I have so many dreams for you, little girl. I dream for you a world where saving the environment is second nature, not a fad. I dream for you a society that accepts you just the way you are, whether you choose to wear dresses and ribbons and ballet shoes, or dirty cutoffs and baseball caps and sneakers. I dream for you a passion that will last you a lifetime–be it dancing or writing or reading or softball or painting or drawing or singing or whatever else you can think of. I dream for you a country that understands the value of education, where science and math are fun and important. I dream for you the courage to find beauty within yourself, no matter what the magazine covers say you should look like. I dream that you will find a love as big as the love I have for your Daddy, and that you can feel safe, cherished, and comfortable in it.

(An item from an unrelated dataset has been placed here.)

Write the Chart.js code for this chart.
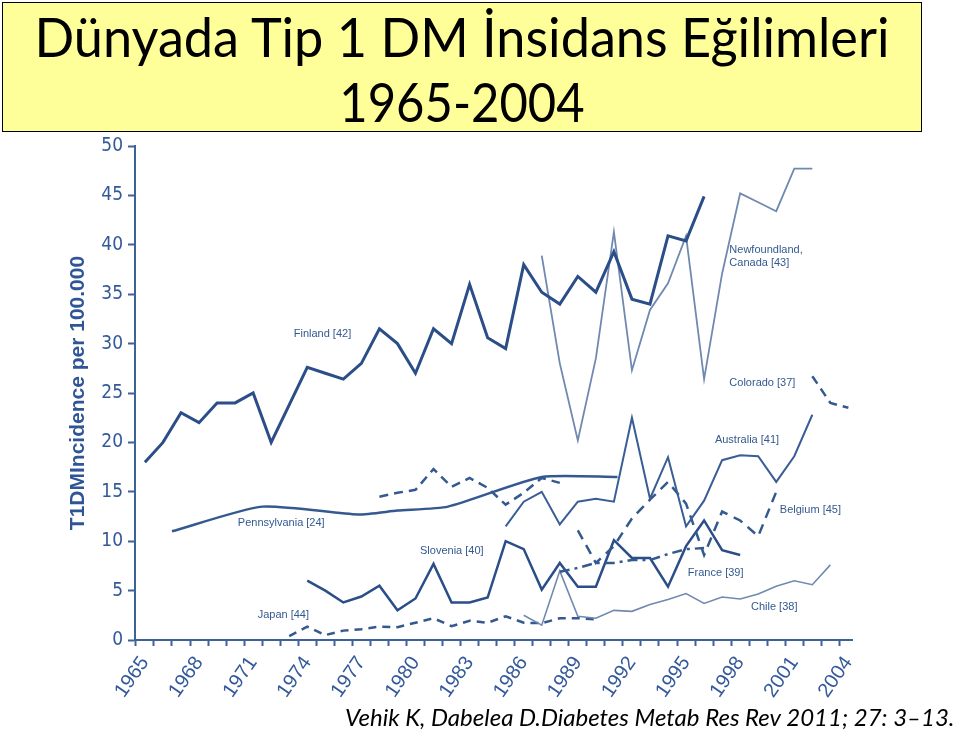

My daughter, how I dream for you.

I have so many promises to make to you, little girl. I promise to only sing to you at bedtime as long as you think I have a beautiful voice–when you say it’s annoying, I’ll cry a little inside, but I promise I’ll stop. I promise that we will laugh together more often than we will cry together, but when we do cry together, I will hold you up and stroke your hair and try to right the wrongs that hurt you. I promise not to freak out the first time you ask to paint your nails green, even though it will make you look like you have a fungus. I promise to teach you the alphabet game, where I draw the letters on your back with my finger, and you guess what they are. I promise to tell you the story of how I met your father, and how we fell in love, so you can learn all about healthy, strong, unconditional love. I promise that, no matter where your passion leads you, I’ll be there in the front row, cheering you on louder than anyone else, with signs and balloons and maybe even a megaphone (this will embarrass you to the point of frustration, but I promise you, one day you’ll understand why I was so excited.) I promise to teach you the words to “Inch Worm” and “Bushel and a Peck” and “You Are My Sunshine.” I promise to let you lean on your Daddy when I wish you’d lean on me–I did that with my father and I know you’ll do that with yours. I promise to be your Mom first, and your friend second. I promise I’ll try my best not to embarrass you by showing your first boyfriend baby pictures of you, but I won’t be able to help it because I have them framed all over the house anyway. I promise to love you, accept you, appreciate you, and never, ever take you for granted.

I can’t wait for you to get here, little girl. Oh, how we’ll laugh and play and sing and dance and live. I know that it may be awhile before we meet, and that we’ve already waited for so long. But when you think about the life we’ll have together, doesn’t it seem worth it? So, until we meet, my daughter, I’ll keep dreaming of you.